<<<<
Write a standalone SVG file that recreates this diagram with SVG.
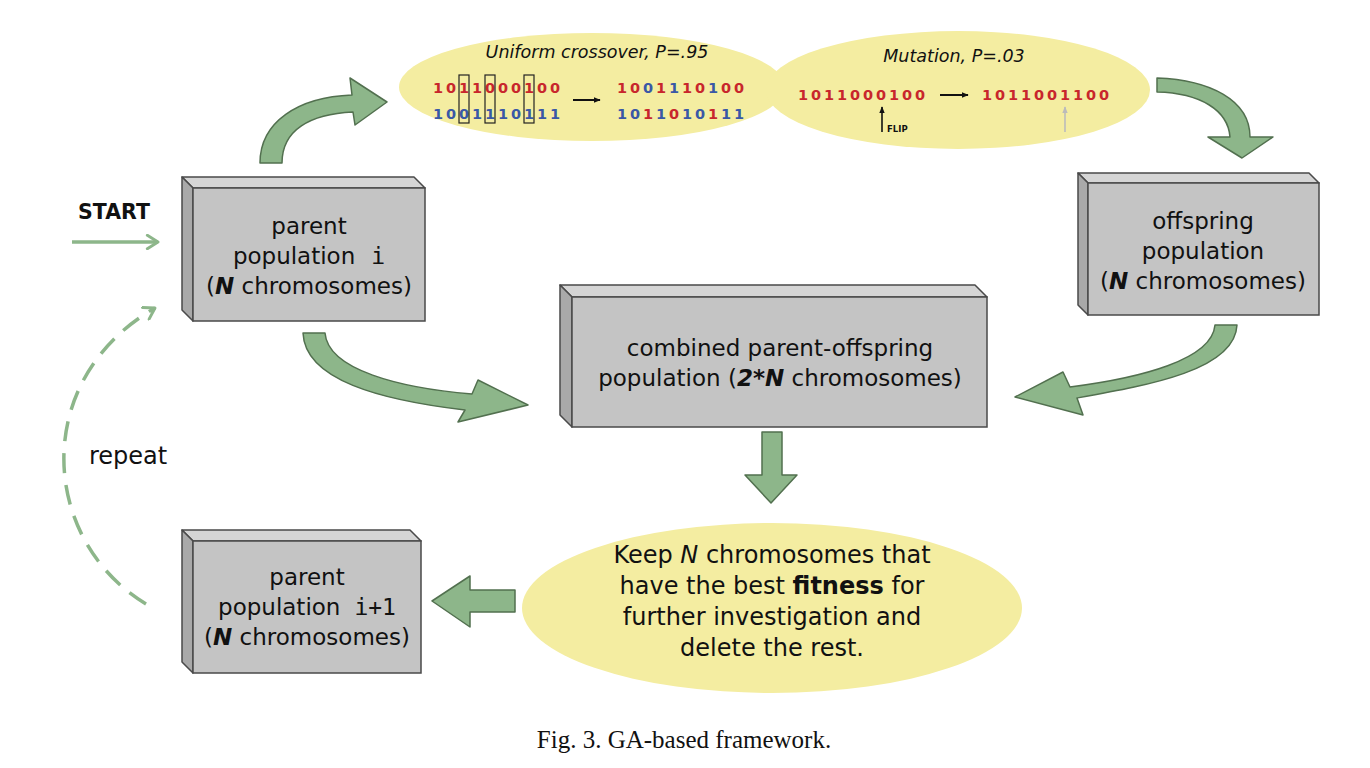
<svg xmlns="http://www.w3.org/2000/svg" width="1370" height="768" viewBox="0 0 1370 768">
<style>
.top{fill:#d5d5d5;stroke:#4a4a4a;stroke-width:1.5;stroke-linejoin:round}
.side{fill:#a9a9a9;stroke:#4a4a4a;stroke-width:1.5;stroke-linejoin:round}
.front{fill:#c4c4c4;stroke:#4a4a4a;stroke-width:1.5}
.bt{font-family:"DejaVu Sans",Verdana,sans-serif;font-size:23px;fill:#111;text-anchor:middle}
.et{font-family:"DejaVu Sans",Verdana,sans-serif;font-size:24px;fill:#111;text-anchor:middle}
.mono{font-family:"DejaVu Sans Mono","Liberation Mono",monospace}
.bi{font-weight:bold;font-style:italic}
.ell{fill:#f4eda1}
.garrow{fill:#8db68a;stroke:#52704f;stroke-width:1.5;stroke-linejoin:round}
.hdr{font-family:"DejaVu Sans",Verdana,sans-serif;font-size:17.5px;font-style:italic;fill:#111;text-anchor:middle}
.bits{font-family:"DejaVu Sans",Verdana,sans-serif;font-size:14.5px;font-weight:bold;text-anchor:middle}
.r{fill:#c8262c}
.b{fill:#3a58a6}
.sel{fill:none;stroke:#222;stroke-width:1.2}
</style>
<defs>
<marker id="blk" viewBox="0 0 10 10" refX="9" refY="5" markerWidth="7" markerHeight="7" orient="auto" markerUnits="userSpaceOnUse">
<path d="M0,1 L10,5 L0,9 Z" fill="#111"/>
</marker>
<marker id="gry" viewBox="0 0 10 10" refX="9" refY="5" markerWidth="7" markerHeight="7" orient="auto" markerUnits="userSpaceOnUse">
<path d="M0,1 L10,5 L0,9 Z" fill="#bbb"/>
</marker>
<marker id="chev" viewBox="0 0 12 12" refX="10" refY="6" markerWidth="16" markerHeight="16" orient="auto" markerUnits="userSpaceOnUse">
<path d="M2,1 L10,6 L2,11" fill="none" stroke="#8db68a" stroke-width="2.2" stroke-linecap="round" stroke-linejoin="round"/>
</marker>
</defs>
<rect width="1370" height="768" fill="#fff"/>

<g id="crossover">
<ellipse class="ell" cx="592" cy="87" rx="193" ry="54"/>
<text class="hdr" x="597" y="58">Uniform crossover, <tspan>P</tspan>=.95</text>
<text class="bits" x="438 451 464 477 490 503 516 529 542 555" y="93"><tspan class="r">1011000100</tspan></text>
<text class="bits" x="438 451 464 477 490 503 516 529 542 555" y="119"><tspan class="b">1001110111</tspan></text>
<rect class="sel" x="459" y="75" width="10" height="48"/>
<rect class="sel" x="485" y="75" width="10" height="48"/>
<rect class="sel" x="524" y="75" width="10" height="48"/>
<line x1="573" y1="100" x2="600" y2="100" stroke="#111" stroke-width="2" marker-end="url(#blk)"/>
<text class="bits" x="622 635 648 661 674 687 700 713 726 739" y="93"><tspan class="r">10</tspan><tspan class="b">0</tspan><tspan class="r">1</tspan><tspan class="b">1</tspan><tspan class="r">10</tspan><tspan class="b">1</tspan><tspan class="r">00</tspan></text>
<text class="bits" x="622 635 648 661 674 687 700 713 726 739" y="119"><tspan class="b">10</tspan><tspan class="r">1</tspan><tspan class="b">1</tspan><tspan class="r">0</tspan><tspan class="b">10</tspan><tspan class="r">1</tspan><tspan class="b">11</tspan></text>
</g>

<g id="mutation">
<ellipse class="ell" cx="958" cy="90" rx="192" ry="59"/>
<text class="hdr" x="954" y="62">Mutation, P=.03</text>
<text class="bits r" x="803 816 829 842 855 868 881 894 907 920" y="100">1011000100</text>
<line x1="940" y1="95" x2="968" y2="95" stroke="#111" stroke-width="2" marker-end="url(#blk)"/>
<text class="bits r" x="987 1000 1013 1026 1039 1052 1065 1078 1091 1104" y="100">1011001100</text>
<line x1="882" y1="132" x2="882" y2="107" stroke="#111" stroke-width="1.6" marker-end="url(#blk)"/>
<text x="887" y="132" font-family="DejaVu Sans,sans-serif" font-size="8.5" font-weight="bold" fill="#111">FLIP</text>
<line x1="1065" y1="132" x2="1065" y2="107" stroke="#bbb" stroke-width="1.6" marker-end="url(#gry)"/>
</g>

<g id="parent-i">
<polygon class="top" points="182,177 414,177 425,188 193,188"/>
<polygon class="side" points="182,177 193,188 193,321 182,310"/>
<rect class="front" x="193" y="188" width="232" height="133"/>
<text class="bt" x="309" y="234">parent</text>
<text class="bt" x="309" y="264">population<tspan class="mono" dx="16">i</tspan></text>
<text class="bt" x="309" y="294">(<tspan class="bi">N</tspan> chromosomes)</text>
</g>

<g id="offspring">
<polygon class="top" points="1078,173 1309,173 1319,183 1088,183"/>
<polygon class="side" points="1078,173 1088,183 1088,315 1078,305"/>
<rect class="front" x="1088" y="183" width="231" height="132"/>
<text class="bt" x="1203" y="229">offspring</text>
<text class="bt" x="1203" y="259">population</text>
<text class="bt" x="1203" y="289">(<tspan class="bi">N</tspan> chromosomes)</text>
</g>

<g id="combined">
<polygon class="top" points="560,285 975,285 987,297 572,297"/>
<polygon class="side" points="560,285 572,297 572,427 560,415"/>
<rect class="front" x="572" y="297" width="415" height="130"/>
<text class="bt" x="780" y="356">combined parent-offspring</text>
<text class="bt" x="780" y="386">population (<tspan class="bi">2*N</tspan> chromosomes)</text>
</g>

<g id="select">
<ellipse class="ell" cx="772" cy="608" rx="250" ry="85"/>
<text class="et" x="772" y="563">Keep <tspan font-style="italic">N</tspan>  chromosomes that</text>
<text class="et" x="772" y="594">have the best <tspan font-weight="bold">fitness</tspan> for</text>
<text class="et" x="772" y="625">further investigation and</text>
<text class="et" x="772" y="656">delete the rest.</text>
</g>

<g id="parent-i1">
<polygon class="top" points="182,530 410,530 421,541 193,541"/>
<polygon class="side" points="182,530 193,541 193,673 182,662"/>
<rect class="front" x="193" y="541" width="228" height="132"/>
<text class="bt" x="307" y="585">parent</text>
<text class="bt" x="307" y="615">population<tspan class="mono" dx="14">i+1</tspan></text>
<text class="bt" x="307" y="645">(<tspan class="bi">N</tspan> chromosomes)</text>
</g>

<g id="start">
<text x="78" y="219" font-family="DejaVu Sans,sans-serif" font-size="20.5" font-weight="bold" fill="#111">START</text>
</g>

<g id="connectors">
<line x1="72" y1="242" x2="158" y2="242" stroke="#8db68a" stroke-width="3.5" marker-end="url(#chev)"/>
<path d="M146,604 C40,540 30,380 155,308" fill="none" stroke="#8db68a" stroke-width="3.5" stroke-dasharray="20 12" marker-end="url(#chev)"/>
<path class="garrow" d="M260,163 C260,122 298,97 352,95 L350,78 L387,102 L355,125 L353,112 C310,114 282,130 282,163 Z"/>
<path class="garrow" d="M1157,78 C1210,80 1250,100 1250,137 L1273,137 L1242,158 L1208,137 L1230,137 C1228,110 1200,93 1157,92 Z"/>
<path class="garrow" d="M303,333 C305,380 380,400 465,410 L458,422 L528,405 L478,380 L472,394 C400,388 328,370 325,333 Z"/>
<path class="garrow" d="M1237,325 C1235,370 1150,385 1077,398 L1083,415 L1015,397 L1063,372 L1070,387 C1140,378 1212,360 1215,325 Z"/>
<path class="garrow" d="M762,432 L782,432 L782,475 L797,475 L771,503 L745,475 L762,475 Z"/>
<path class="garrow" d="M515,590 L515,612 L470,612 L470,627 L432,601 L470,576 L470,590 Z"/>
</g>
<text x="89" y="464" font-family="DejaVu Sans,sans-serif" font-size="24" fill="#111">repeat</text>
<text x="684" y="748" font-family="Liberation Serif,serif" font-size="25" fill="#111" text-anchor="middle">Fig. 3. GA-based framework.</text>
</svg>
>>>>
**Work to do**
Search the data for "that" and list every line in which it occurs.

**Worked answer**
Write a standalone SVG file that recreates this diagram with SVG.
<text class="et" x="772" y="563">Keep <tspan font-style="italic">N</tspan>  chromosomes that</text>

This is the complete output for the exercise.